[Saved entries]
---+---

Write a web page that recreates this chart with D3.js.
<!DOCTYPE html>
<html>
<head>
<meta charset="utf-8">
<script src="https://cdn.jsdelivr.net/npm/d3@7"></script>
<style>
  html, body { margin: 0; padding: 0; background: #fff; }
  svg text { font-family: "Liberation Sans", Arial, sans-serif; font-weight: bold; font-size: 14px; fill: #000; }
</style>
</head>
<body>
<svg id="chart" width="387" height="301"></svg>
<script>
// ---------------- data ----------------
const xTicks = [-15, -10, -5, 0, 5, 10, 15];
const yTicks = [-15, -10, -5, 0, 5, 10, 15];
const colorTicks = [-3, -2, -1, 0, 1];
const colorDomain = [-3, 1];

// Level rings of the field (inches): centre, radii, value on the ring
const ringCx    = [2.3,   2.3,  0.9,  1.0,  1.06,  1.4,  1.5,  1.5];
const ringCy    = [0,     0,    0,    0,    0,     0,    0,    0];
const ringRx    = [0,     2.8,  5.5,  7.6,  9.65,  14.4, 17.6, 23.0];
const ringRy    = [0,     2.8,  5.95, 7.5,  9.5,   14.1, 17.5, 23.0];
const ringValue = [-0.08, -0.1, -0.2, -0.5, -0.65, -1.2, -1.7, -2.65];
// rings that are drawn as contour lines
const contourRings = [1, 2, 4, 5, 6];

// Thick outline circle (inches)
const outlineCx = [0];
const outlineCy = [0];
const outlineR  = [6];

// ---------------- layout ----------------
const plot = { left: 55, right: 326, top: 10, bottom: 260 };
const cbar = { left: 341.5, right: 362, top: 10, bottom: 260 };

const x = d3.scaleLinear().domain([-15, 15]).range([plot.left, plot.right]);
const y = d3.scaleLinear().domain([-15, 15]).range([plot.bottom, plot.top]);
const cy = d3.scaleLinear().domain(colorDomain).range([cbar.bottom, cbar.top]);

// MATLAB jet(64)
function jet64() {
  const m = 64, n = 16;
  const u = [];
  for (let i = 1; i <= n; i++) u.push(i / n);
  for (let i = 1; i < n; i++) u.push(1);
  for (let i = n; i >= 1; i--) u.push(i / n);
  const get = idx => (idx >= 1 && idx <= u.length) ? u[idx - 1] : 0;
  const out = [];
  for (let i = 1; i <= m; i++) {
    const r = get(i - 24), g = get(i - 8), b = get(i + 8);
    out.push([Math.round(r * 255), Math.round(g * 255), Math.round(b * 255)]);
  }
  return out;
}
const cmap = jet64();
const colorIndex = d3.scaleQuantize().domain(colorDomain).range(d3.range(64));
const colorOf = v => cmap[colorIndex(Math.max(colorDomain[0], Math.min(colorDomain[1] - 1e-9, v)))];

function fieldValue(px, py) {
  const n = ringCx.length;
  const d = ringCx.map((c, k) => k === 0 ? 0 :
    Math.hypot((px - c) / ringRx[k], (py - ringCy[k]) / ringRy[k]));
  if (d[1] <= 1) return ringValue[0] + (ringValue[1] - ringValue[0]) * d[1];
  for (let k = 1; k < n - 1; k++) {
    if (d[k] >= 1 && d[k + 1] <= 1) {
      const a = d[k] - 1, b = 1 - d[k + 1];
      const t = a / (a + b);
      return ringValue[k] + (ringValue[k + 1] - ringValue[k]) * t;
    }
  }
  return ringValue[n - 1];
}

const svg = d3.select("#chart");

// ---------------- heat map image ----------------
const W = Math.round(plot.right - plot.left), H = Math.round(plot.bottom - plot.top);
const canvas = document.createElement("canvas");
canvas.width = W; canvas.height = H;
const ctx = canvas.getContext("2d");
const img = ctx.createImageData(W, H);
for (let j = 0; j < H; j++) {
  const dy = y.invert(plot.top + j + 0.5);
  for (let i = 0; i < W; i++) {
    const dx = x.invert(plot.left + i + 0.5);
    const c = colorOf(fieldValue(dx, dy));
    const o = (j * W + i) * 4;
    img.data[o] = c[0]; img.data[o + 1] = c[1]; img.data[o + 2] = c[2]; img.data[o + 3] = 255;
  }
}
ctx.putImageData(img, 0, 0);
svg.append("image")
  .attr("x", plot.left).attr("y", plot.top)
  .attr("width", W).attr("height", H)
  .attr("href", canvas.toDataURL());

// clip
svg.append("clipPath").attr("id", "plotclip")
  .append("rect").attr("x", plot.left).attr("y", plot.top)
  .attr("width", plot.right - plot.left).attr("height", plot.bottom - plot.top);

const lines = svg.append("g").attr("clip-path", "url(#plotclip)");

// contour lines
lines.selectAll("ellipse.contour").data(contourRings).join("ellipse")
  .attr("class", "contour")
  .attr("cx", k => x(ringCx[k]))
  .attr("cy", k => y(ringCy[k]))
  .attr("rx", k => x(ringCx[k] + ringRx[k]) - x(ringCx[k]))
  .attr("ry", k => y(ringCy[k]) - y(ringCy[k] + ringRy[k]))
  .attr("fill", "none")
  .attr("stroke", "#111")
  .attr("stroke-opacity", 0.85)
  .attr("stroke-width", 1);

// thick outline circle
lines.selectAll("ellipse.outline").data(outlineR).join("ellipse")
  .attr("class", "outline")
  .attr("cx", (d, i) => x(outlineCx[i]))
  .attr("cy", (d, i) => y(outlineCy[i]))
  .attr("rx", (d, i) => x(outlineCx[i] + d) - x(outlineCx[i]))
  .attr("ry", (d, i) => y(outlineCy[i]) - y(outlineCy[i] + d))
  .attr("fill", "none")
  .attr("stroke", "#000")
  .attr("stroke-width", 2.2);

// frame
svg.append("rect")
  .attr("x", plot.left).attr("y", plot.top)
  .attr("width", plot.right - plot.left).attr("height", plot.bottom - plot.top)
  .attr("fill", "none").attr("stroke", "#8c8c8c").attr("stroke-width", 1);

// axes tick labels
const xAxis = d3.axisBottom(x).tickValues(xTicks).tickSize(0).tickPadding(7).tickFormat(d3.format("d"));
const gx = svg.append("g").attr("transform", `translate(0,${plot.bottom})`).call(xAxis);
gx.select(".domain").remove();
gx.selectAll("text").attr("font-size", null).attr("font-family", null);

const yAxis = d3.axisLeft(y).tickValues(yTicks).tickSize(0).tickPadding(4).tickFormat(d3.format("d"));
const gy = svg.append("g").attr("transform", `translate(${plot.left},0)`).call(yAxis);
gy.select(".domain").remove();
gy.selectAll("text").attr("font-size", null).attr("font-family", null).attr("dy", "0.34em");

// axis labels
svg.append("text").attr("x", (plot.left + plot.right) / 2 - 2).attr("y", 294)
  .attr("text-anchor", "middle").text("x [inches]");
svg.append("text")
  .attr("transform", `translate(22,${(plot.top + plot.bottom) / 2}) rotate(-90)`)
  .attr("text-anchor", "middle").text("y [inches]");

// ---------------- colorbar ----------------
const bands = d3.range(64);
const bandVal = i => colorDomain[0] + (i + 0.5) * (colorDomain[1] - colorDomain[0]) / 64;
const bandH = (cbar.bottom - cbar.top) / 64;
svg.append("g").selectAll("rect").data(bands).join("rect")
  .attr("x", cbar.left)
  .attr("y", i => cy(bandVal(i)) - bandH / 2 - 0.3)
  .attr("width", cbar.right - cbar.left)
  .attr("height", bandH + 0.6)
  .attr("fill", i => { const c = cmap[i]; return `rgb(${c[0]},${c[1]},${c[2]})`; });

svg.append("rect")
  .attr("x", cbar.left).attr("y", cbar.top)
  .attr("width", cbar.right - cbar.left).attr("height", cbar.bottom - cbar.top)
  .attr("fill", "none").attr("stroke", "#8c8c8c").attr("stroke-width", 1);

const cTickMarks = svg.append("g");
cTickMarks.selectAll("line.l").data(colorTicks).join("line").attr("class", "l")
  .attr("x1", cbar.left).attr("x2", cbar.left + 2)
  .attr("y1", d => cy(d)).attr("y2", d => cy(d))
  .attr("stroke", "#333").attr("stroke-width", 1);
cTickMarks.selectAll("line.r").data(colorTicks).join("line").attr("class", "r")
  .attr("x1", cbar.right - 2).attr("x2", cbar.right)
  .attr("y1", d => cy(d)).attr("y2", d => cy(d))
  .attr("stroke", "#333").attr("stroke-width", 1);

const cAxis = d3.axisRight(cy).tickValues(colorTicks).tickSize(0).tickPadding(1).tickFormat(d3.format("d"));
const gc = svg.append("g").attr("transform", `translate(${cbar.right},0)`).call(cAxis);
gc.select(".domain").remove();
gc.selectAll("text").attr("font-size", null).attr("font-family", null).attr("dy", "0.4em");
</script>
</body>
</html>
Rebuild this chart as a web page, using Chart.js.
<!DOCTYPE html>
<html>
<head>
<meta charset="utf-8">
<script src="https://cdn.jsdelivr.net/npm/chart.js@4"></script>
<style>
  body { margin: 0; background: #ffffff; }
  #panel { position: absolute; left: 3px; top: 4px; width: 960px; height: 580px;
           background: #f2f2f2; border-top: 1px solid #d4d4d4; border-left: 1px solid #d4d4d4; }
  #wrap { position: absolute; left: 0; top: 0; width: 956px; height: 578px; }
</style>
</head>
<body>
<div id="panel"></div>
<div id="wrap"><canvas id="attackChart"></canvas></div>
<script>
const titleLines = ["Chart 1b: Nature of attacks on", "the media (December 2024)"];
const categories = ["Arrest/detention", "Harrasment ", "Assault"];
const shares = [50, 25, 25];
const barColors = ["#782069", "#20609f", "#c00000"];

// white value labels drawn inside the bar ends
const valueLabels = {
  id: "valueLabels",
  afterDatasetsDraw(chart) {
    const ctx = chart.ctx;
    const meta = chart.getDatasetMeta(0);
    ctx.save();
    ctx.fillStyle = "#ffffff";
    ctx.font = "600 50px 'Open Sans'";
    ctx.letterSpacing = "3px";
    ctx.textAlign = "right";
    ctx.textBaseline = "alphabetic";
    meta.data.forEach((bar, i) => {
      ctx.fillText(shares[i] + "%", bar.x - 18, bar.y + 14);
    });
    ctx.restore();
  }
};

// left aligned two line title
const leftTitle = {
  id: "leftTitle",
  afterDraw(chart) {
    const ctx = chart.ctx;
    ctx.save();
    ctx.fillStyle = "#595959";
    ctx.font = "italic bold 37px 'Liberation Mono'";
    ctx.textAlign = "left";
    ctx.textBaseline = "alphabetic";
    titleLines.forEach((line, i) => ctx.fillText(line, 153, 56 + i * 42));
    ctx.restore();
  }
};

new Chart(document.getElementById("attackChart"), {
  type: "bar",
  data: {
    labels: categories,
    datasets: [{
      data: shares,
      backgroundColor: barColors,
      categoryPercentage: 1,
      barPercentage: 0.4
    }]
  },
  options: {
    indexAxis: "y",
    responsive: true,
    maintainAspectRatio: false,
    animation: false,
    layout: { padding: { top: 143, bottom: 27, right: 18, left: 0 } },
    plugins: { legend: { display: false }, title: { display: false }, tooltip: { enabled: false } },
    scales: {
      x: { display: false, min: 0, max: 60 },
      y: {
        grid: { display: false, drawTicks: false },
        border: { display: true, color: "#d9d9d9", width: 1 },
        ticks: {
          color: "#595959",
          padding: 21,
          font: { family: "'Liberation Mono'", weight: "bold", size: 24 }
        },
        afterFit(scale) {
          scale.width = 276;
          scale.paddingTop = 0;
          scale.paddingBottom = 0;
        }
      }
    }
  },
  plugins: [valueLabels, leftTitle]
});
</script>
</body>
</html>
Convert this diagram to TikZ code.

---+---

Using the records above, gather all lines where the string "that" is present.

Write a web page that recreates this chart with D3.js.
// rings that are drawn as contour lines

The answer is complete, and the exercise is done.